Just a couple of weeks after the Christchurch earthquake last September, Dean Helen Jacobi, of Napier's Waiapu St John's Cathedral, stood before a large congregation of anxious locals in the southern city's cathedral.
She was in the city to attend a deans conference and stepped forward to give a service at the cathedral. It had come through unscathed due to a strengthening refurbishment some years earlier.
She told the congregation that, like Hawke's Bay, in 80 years' time the trauma of what nature had delivered that day would still be remembered.
Dean Jacobi said it was clear the people of Christchurch had been left fearful in the wake of the 7.1 magnitude earthquake which shook the region at 4.48am on a clear early spring morning.
"But they drew comfort from knowing their cathedral was not damaged. It gave great hope to them," she said.
Seeing the damage and speaking to people made her realise how traumatic the greater Hawke's Bay earthquake would had been. She has met many survivors of the '31 quake and never fails to be astonished at just how quickly the memories return.
"It was such an event in their lives that it seared itself into their minds - it is like a photo embedded there - so clear."
Dean Jacobi had also asked survivors if at the time they had blamed God for the death and destruction on February 3, 1931.

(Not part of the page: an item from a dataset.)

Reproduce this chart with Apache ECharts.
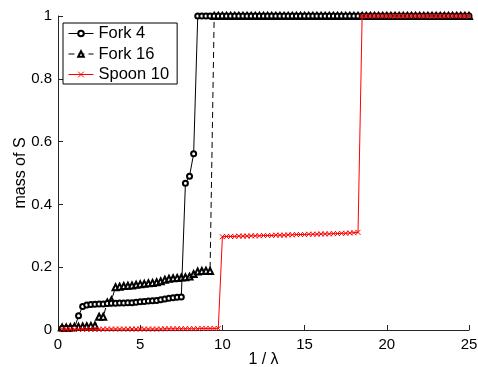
<!DOCTYPE html>
<html>
<head>
<meta charset="utf-8">
<script src="https://cdn.jsdelivr.net/npm/echarts@6/dist/echarts.min.js"></script>
<style>
  html, body { margin: 0; padding: 0; background: #fff; }
  #chart { width: 478px; height: 367px; }
</style>
</head>
<body>
<div id="chart"></div>
<script>
'use strict';

// 1 / lambda samples
const xValues = [
  0.25, 0.5, 0.75, 1, 1.25, 1.5, 1.75, 2, 2.25, 2.5,
  2.75, 3, 3.25, 3.5, 3.75, 4, 4.25, 4.5, 4.75, 5,
  5.25, 5.5, 5.75, 6, 6.25, 6.5, 6.75, 7, 7.25, 7.5,
  7.75, 8, 8.25, 8.5, 8.75, 9, 9.25, 9.5, 9.75, 10,
  10.25, 10.5, 10.75, 11, 11.25, 11.5, 11.75, 12, 12.25, 12.5,
  12.75, 13, 13.25, 13.5, 13.75, 14, 14.25, 14.5, 14.75, 15,
  15.25, 15.5, 15.75, 16, 16.25, 16.5, 16.75, 17, 17.25, 17.5,
  17.75, 18, 18.25, 18.5, 18.75, 19, 19.25, 19.5, 19.75, 20,
  20.25, 20.5, 20.75, 21, 21.25, 21.5, 21.75, 22, 22.25, 22.5,
  22.75, 23, 23.25, 23.5, 23.75, 24, 24.25, 24.5, 24.75, 25,
];

const fork4 = [
  0.005, 0.005, 0.005, 0.006, 0.045, 0.075, 0.080, 0.081, 0.082, 0.083,
  0.083, 0.084, 0.085, 0.085, 0.086, 0.086, 0.087, 0.087, 0.088, 0.090,
  0.091, 0.092, 0.093, 0.094, 0.096, 0.099, 0.101, 0.103, 0.104, 0.105,
  0.467, 0.490, 0.561, 1, 1, 1, 1, 1, 1, 1,
  1, 1, 1, 1, 1, 1, 1, 1, 1, 1,
  1, 1, 1, 1, 1, 1, 1, 1, 1, 1,
  1, 1, 1, 1, 1, 1, 1, 1, 1, 1,
  1, 1, 1, 1, 1, 1, 1, 1, 1, 1,
  1, 1, 1, 1, 1, 1, 1, 1, 1, 1,
  1, 1, 1, 1, 1, 1, 1, 1, 1, 1,
];

const fork16 = [
  0.008, 0.008, 0.009, 0.010, 0.010, 0.011, 0.012, 0.013, 0.014, 0.042,
  0.042, 0.088, 0.095, 0.136, 0.138, 0.140, 0.141, 0.142, 0.144, 0.146,
  0.147, 0.149, 0.150, 0.152, 0.155, 0.160, 0.163, 0.165, 0.166, 0.167,
  0.168, 0.170, 0.178, 0.186, 0.188, 0.189, 0.188, 1, 1, 1,
  1, 1, 1, 1, 1, 1, 1, 1, 1, 1,
  1, 1, 1, 1, 1, 1, 1, 1, 1, 1,
  1, 1, 1, 1, 1, 1, 1, 1, 1, 1,
  1, 1, 1, 1, 1, 1, 1, 1, 1, 1,
  1, 1, 1, 1, 1, 1, 1, 1, 1, 1,
  1, 1, 1, 1, 1, 1, 1, 1, 1, 1,
];

const spoon10 = [
  0.002, 0.002, 0.002, 0.002, 0.002, 0.002, 0.002, 0.002, 0.002, 0.002,
  0.003, 0.003, 0.003, 0.003, 0.003, 0.003, 0.003, 0.003, 0.003, 0.003,
  0.003, 0.003, 0.003, 0.003, 0.003, 0.004, 0.004, 0.004, 0.004, 0.004,
  0.004, 0.004, 0.004, 0.004, 0.005, 0.005, 0.005, 0.005, 0.005, 0.297,
  0.298, 0.298, 0.298, 0.299, 0.299, 0.299, 0.300, 0.300, 0.300, 0.301,
  0.301, 0.301, 0.302, 0.302, 0.302, 0.303, 0.303, 0.304, 0.304, 0.304,
  0.305, 0.305, 0.305, 0.306, 0.306, 0.306, 0.307, 0.307, 0.308, 0.308,
  0.309, 0.310, 0.311, 1, 1, 1, 1, 1, 1, 1,
  1, 1, 1, 1, 1, 1, 1, 1, 1, 1,
  1, 1, 1, 1, 1, 1, 1, 1, 1, 1,
];

const xTicks = { min: 0, max: 25, interval: 5 };
const yTicks = { min: 0, max: 1, interval: 0.2 };

const FONT = 'Liberation Sans, Arial, Helvetica, sans-serif';
const AXIS_COLOR = '#262626';

function pairs(ys) {
  return xValues.map((x, i) => [x, ys[i]]);
}

const chart = echarts.init(document.getElementById('chart'), null, { renderer: 'canvas' });

const axisCommon = {
  type: 'value',
  nameLocation: 'middle',
  nameMoveOverlap: false,
  nameTextStyle: { color: '#000', fontSize: 16, fontFamily: FONT },
  axisLine: { show: true, lineStyle: { color: AXIS_COLOR, width: 1 } },
  axisTick: { show: true, inside: true, length: 5, lineStyle: { color: AXIS_COLOR } },
  axisLabel: { color: '#000', fontSize: 15, fontFamily: FONT },
  splitLine: { show: false },
};

chart.setOption({
  animation: false,
  backgroundColor: '#fff',
  grid: { left: 58, right: 9, top: 16, bottom: 37, outerBoundsMode: 'none', containLabel: false },
  xAxis: Object.assign({}, axisCommon, xTicks, {
    name: '1 / λ',
    nameGap: 22,
    axisLabel: Object.assign({}, axisCommon.axisLabel, { margin: 7 }),
  }),
  yAxis: Object.assign({}, axisCommon, yTicks, {
    name: 'mass of S',
    nameGap: 29,
    axisLabel: Object.assign({}, axisCommon.axisLabel, { margin: 6 }),
  }),
  legend: {
    orient: 'vertical',
    left: 63,
    top: 23,
    padding: [2, 8, 1, 5],
    itemWidth: 25,
    itemHeight: 7,
    itemGap: 3.5,
    backgroundColor: '#fff',
    borderColor: '#000',
    borderWidth: 1,
    borderRadius: 0,
    itemStyle: { borderWidth: 1 },
    lineStyle: { width: 1 },
    textStyle: { color: '#000', fontSize: 16.5, fontFamily: FONT, lineHeight: 16.5 },
    data: ['Fork 4', 'Fork 16', 'Spoon 10'],
  },
  series: [
    {
      name: 'Fork 4',
      type: 'line',
      data: pairs(fork4),
      symbol: 'emptyCircle',
      symbolSize: 5,
      color: '#000',
      lineStyle: { color: '#000', width: 1 },
      itemStyle: { color: '#000', borderWidth: 1 },
      z: 3,
    },
    {
      name: 'Fork 16',
      type: 'line',
      data: pairs(fork16),
      symbol: 'emptyTriangle',
      symbolSize: 6,
      color: '#000',
      lineStyle: { color: '#000', width: 1, type: [6, 4] },
      itemStyle: { color: '#000', borderWidth: 1 },
      z: 2,
    },
    {
      name: 'Spoon 10',
      type: 'line',
      data: pairs(spoon10),
      symbol: 'path://M0,0L10,10M10,0L0,10',
      symbolSize: 5,
      color: '#ff0000',
      lineStyle: { color: '#ff0000', width: 1 },
      itemStyle: { color: 'none', borderColor: '#ff0000', borderWidth: 1 },
      z: 4,
    },
  ],
});
</script>
</body>
</html>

"They said no, they had not blamed God ... it was just a bad, terrible thing that happened."
Like the people of Christchurch who were thankful their cathedral had stood through the earthquake, they had been thankful churches had quickly got up and running again. Those who attended 80 years ago would not have all been deeply religious, she believed. "It was place of comfort for them. To be with others. A place of hope."
Dean Jacobi will be speaking at a survivors' afternoon tea in Napier next Thursday, as well as taking part in the city's commemorative service at the Sound Shell.
Four days of commemorations are planned from February 3, as a reflective prelude to the colourful Geon Art Deco Weekend set to spark into life on February 15.
It will be 80 years since the great quake, which registered 7.8 on the Richter scale and took the lives of 258 people, changed not only the lives of the region's populace, but the landscape itself.
The heart of Napier in particular was rebuilt according to the popular architectural styles of the day. Art Deco, now so globally cherished, rose from the ashes.
On February 3, there will be commemorative morning services in Napier and Hastings - with special significance at 46 minutes and 46 seconds after 10am, which was when the earthquake struck.
And as Dean Jacobi said, there would also be significance in that while the people of Hawke's Bay commemorate and remember what happened 80 years ago, the people of Christchurch are still struggling to come to terms with what has happened to their city.